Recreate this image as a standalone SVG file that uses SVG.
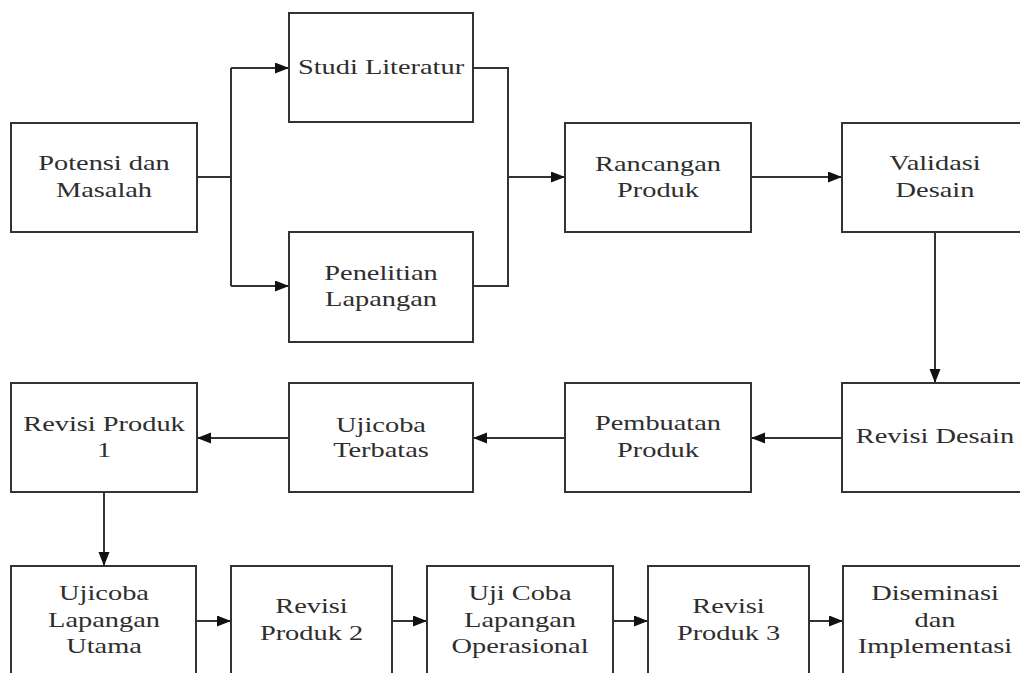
<svg xmlns="http://www.w3.org/2000/svg" width="1020" height="673" viewBox="0 0 1020 673">
<style>
.box{fill:#fff;stroke:#333;stroke-width:2}
.t{font-family:"Liberation Serif","Times New Roman",serif;font-size:22px;fill:#2e2e2e;text-anchor:middle}
.c{fill:none;stroke:#333;stroke-width:2}
</style>
<defs>
<marker id="ah" markerUnits="userSpaceOnUse" markerWidth="15" markerHeight="12" refX="14" refY="5.5" orient="auto">
<path d="M0,0 L14,5.5 L0,11 Z" fill="#111"/>
</marker>
</defs>
<rect width="1020" height="673" fill="#fff"/>
<g id="connectors">
<path class="c" d="M197,177 H231 M231,68 V286 M473,68 H508 V286 H473"/>
<path class="c" d="M231,68 H289" marker-end="url(#ah)"/>
<path class="c" d="M231,286 H289" marker-end="url(#ah)"/>
<path class="c" d="M508,177 H565" marker-end="url(#ah)"/>
<path class="c" d="M751,177 H842" marker-end="url(#ah)"/>
<path class="c" d="M935,232 V383" marker-end="url(#ah)"/>
<path class="c" d="M842,438 H751" marker-end="url(#ah)"/>
<path class="c" d="M565,438 H473" marker-end="url(#ah)"/>
<path class="c" d="M289,438 H197" marker-end="url(#ah)"/>
<path class="c" d="M104,492 V566" marker-end="url(#ah)"/>
<path class="c" d="M196,621 H231" marker-end="url(#ah)"/>
<path class="c" d="M392,621 H427" marker-end="url(#ah)"/>
<path class="c" d="M613,621 H648" marker-end="url(#ah)"/>
<path class="c" d="M809,621 H843" marker-end="url(#ah)"/>
</g>
<g id="potensi"><rect class="box" x="11" y="123" width="186" height="109"/>
<text class="t" transform="translate(104,0) scale(1.29,1)" y="170">Potensi dan</text>
<text class="t" transform="translate(104,0) scale(1.29,1)" y="197">Masalah</text></g>
<g id="studi"><rect class="box" x="289" y="13" width="184" height="109"/>
<text class="t" transform="translate(381,0) scale(1.29,1)" y="74">Studi Literatur</text></g>
<g id="penelitian"><rect class="box" x="289" y="232" width="184" height="110"/>
<text class="t" transform="translate(381,0) scale(1.29,1)" y="280">Penelitian</text>
<text class="t" transform="translate(381,0) scale(1.29,1)" y="306">Lapangan</text></g>
<g id="rancangan"><rect class="box" x="565" y="123" width="186" height="109"/>
<text class="t" transform="translate(658,0) scale(1.29,1)" y="171">Rancangan</text>
<text class="t" transform="translate(658,0) scale(1.29,1)" y="197">Produk</text></g>
<g id="validasi"><rect class="box" x="842" y="123" width="186" height="109"/>
<text class="t" transform="translate(935,0) scale(1.29,1)" y="170">Validasi</text>
<text class="t" transform="translate(935,0) scale(1.29,1)" y="197">Desain</text></g>
<g id="revisi-desain"><rect class="box" x="842" y="383" width="186" height="109"/>
<text class="t" transform="translate(935,0) scale(1.29,1)" y="443">Revisi Desain</text></g>
<g id="pembuatan"><rect class="box" x="565" y="383" width="186" height="109"/>
<text class="t" transform="translate(658,0) scale(1.29,1)" y="430">Pembuatan</text>
<text class="t" transform="translate(658,0) scale(1.29,1)" y="457">Produk</text></g>
<g id="ujicoba-terbatas"><rect class="box" x="289" y="383" width="184" height="109"/>
<text class="t" transform="translate(381,0) scale(1.29,1)" y="432">Ujicoba</text>
<text class="t" transform="translate(381,0) scale(1.29,1)" y="457">Terbatas</text></g>
<g id="revisi-produk-1"><rect class="box" x="11" y="383" width="186" height="109"/>
<text class="t" transform="translate(104,0) scale(1.29,1)" y="431">Revisi Produk</text>
<text class="t" transform="translate(104,0) scale(1.29,1)" y="457">1</text></g>
<g id="ujicoba-lapangan"><rect class="box" x="11" y="566" width="185" height="120"/>
<text class="t" transform="translate(104,0) scale(1.29,1)" y="600">Ujicoba</text>
<text class="t" transform="translate(104,0) scale(1.29,1)" y="627">Lapangan</text>
<text class="t" transform="translate(104,0) scale(1.29,1)" y="653">Utama</text></g>
<g id="revisi-produk-2"><rect class="box" x="231" y="566" width="161" height="120"/>
<text class="t" transform="translate(311.5,0) scale(1.29,1)" y="613">Revisi</text>
<text class="t" transform="translate(311.5,0) scale(1.29,1)" y="640">Produk 2</text></g>
<g id="uji-coba-operasional"><rect class="box" x="427" y="566" width="186" height="120"/>
<text class="t" transform="translate(520,0) scale(1.29,1)" y="600">Uji Coba</text>
<text class="t" transform="translate(520,0) scale(1.29,1)" y="627">Lapangan</text>
<text class="t" transform="translate(520,0) scale(1.29,1)" y="653">Operasional</text></g>
<g id="revisi-produk-3"><rect class="box" x="648" y="566" width="161" height="120"/>
<text class="t" transform="translate(728.5,0) scale(1.29,1)" y="613">Revisi</text>
<text class="t" transform="translate(728.5,0) scale(1.29,1)" y="640">Produk 3</text></g>
<g id="diseminasi"><rect class="box" x="843" y="566" width="185" height="120"/>
<text class="t" transform="translate(935,0) scale(1.29,1)" y="600">Diseminasi</text>
<text class="t" transform="translate(935,0) scale(1.29,1)" y="627">dan</text>
<text class="t" transform="translate(935,0) scale(1.29,1)" y="653">Implementasi</text></g>
</svg>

◆ ◆ ◆ ◆

TASK DIRECTIONS: Working from the material above, transcribe it exactly while omitting pictures.

ANSWER FOR THIS EXERCISE:
Recreate this image as a standalone SVG file that uses SVG.
<svg xmlns="http://www.w3.org/2000/svg" width="1020" height="673" viewBox="0 0 1020 673">
<style>
.box{fill:#fff;stroke:#333;stroke-width:2}
.t{font-family:"Liberation Serif","Times New Roman",serif;font-size:22px;fill:#2e2e2e;text-anchor:middle}
.c{fill:none;stroke:#333;stroke-width:2}
</style>
<defs>
<marker id="ah" markerUnits="userSpaceOnUse" markerWidth="15" markerHeight="12" refX="14" refY="5.5" orient="auto">
<path d="M0,0 L14,5.5 L0,11 Z" fill="#111"/>
</marker>
</defs>
<rect width="1020" height="673" fill="#fff"/>
<g id="connectors">
<path class="c" d="M197,177 H231 M231,68 V286 M473,68 H508 V286 H473"/>
<path class="c" d="M231,68 H289" marker-end="url(#ah)"/>
<path class="c" d="M231,286 H289" marker-end="url(#ah)"/>
<path class="c" d="M508,177 H565" marker-end="url(#ah)"/>
<path class="c" d="M751,177 H842" marker-end="url(#ah)"/>
<path class="c" d="M935,232 V383" marker-end="url(#ah)"/>
<path class="c" d="M842,438 H751" marker-end="url(#ah)"/>
<path class="c" d="M565,438 H473" marker-end="url(#ah)"/>
<path class="c" d="M289,438 H197" marker-end="url(#ah)"/>
<path class="c" d="M104,492 V566" marker-end="url(#ah)"/>
<path class="c" d="M196,621 H231" marker-end="url(#ah)"/>
<path class="c" d="M392,621 H427" marker-end="url(#ah)"/>
<path class="c" d="M613,621 H648" marker-end="url(#ah)"/>
<path class="c" d="M809,621 H843" marker-end="url(#ah)"/>
</g>
<g id="potensi"><rect class="box" x="11" y="123" width="186" height="109"/>
<text class="t" transform="translate(104,0) scale(1.29,1)" y="170">Potensi dan</text>
<text class="t" transform="translate(104,0) scale(1.29,1)" y="197">Masalah</text></g>
<g id="studi"><rect class="box" x="289" y="13" width="184" height="109"/>
<text class="t" transform="translate(381,0) scale(1.29,1)" y="74">Studi Literatur</text></g>
<g id="penelitian"><rect class="box" x="289" y="232" width="184" height="110"/>
<text class="t" transform="translate(381,0) scale(1.29,1)" y="280">Penelitian</text>
<text class="t" transform="translate(381,0) scale(1.29,1)" y="306">Lapangan</text></g>
<g id="rancangan"><rect class="box" x="565" y="123" width="186" height="109"/>
<text class="t" transform="translate(658,0) scale(1.29,1)" y="171">Rancangan</text>
<text class="t" transform="translate(658,0) scale(1.29,1)" y="197">Produk</text></g>
<g id="validasi"><rect class="box" x="842" y="123" width="186" height="109"/>
<text class="t" transform="translate(935,0) scale(1.29,1)" y="170">Validasi</text>
<text class="t" transform="translate(935,0) scale(1.29,1)" y="197">Desain</text></g>
<g id="revisi-desain"><rect class="box" x="842" y="383" width="186" height="109"/>
<text class="t" transform="translate(935,0) scale(1.29,1)" y="443">Revisi Desain</text></g>
<g id="pembuatan"><rect class="box" x="565" y="383" width="186" height="109"/>
<text class="t" transform="translate(658,0) scale(1.29,1)" y="430">Pembuatan</text>
<text class="t" transform="translate(658,0) scale(1.29,1)" y="457">Produk</text></g>
<g id="ujicoba-terbatas"><rect class="box" x="289" y="383" width="184" height="109"/>
<text class="t" transform="translate(381,0) scale(1.29,1)" y="432">Ujicoba</text>
<text class="t" transform="translate(381,0) scale(1.29,1)" y="457">Terbatas</text></g>
<g id="revisi-produk-1"><rect class="box" x="11" y="383" width="186" height="109"/>
<text class="t" transform="translate(104,0) scale(1.29,1)" y="431">Revisi Produk</text>
<text class="t" transform="translate(104,0) scale(1.29,1)" y="457">1</text></g>
<g id="ujicoba-lapangan"><rect class="box" x="11" y="566" width="185" height="120"/>
<text class="t" transform="translate(104,0) scale(1.29,1)" y="600">Ujicoba</text>
<text class="t" transform="translate(104,0) scale(1.29,1)" y="627">Lapangan</text>
<text class="t" transform="translate(104,0) scale(1.29,1)" y="653">Utama</text></g>
<g id="revisi-produk-2"><rect class="box" x="231" y="566" width="161" height="120"/>
<text class="t" transform="translate(311.5,0) scale(1.29,1)" y="613">Revisi</text>
<text class="t" transform="translate(311.5,0) scale(1.29,1)" y="640">Produk 2</text></g>
<g id="uji-coba-operasional"><rect class="box" x="427" y="566" width="186" height="120"/>
<text class="t" transform="translate(520,0) scale(1.29,1)" y="600">Uji Coba</text>
<text class="t" transform="translate(520,0) scale(1.29,1)" y="627">Lapangan</text>
<text class="t" transform="translate(520,0) scale(1.29,1)" y="653">Operasional</text></g>
<g id="revisi-produk-3"><rect class="box" x="648" y="566" width="161" height="120"/>
<text class="t" transform="translate(728.5,0) scale(1.29,1)" y="613">Revisi</text>
<text class="t" transform="translate(728.5,0) scale(1.29,1)" y="640">Produk 3</text></g>
<g id="diseminasi"><rect class="box" x="843" y="566" width="185" height="120"/>
<text class="t" transform="translate(935,0) scale(1.29,1)" y="600">Diseminasi</text>
<text class="t" transform="translate(935,0) scale(1.29,1)" y="627">dan</text>
<text class="t" transform="translate(935,0) scale(1.29,1)" y="653">Implementasi</text></g>
</svg>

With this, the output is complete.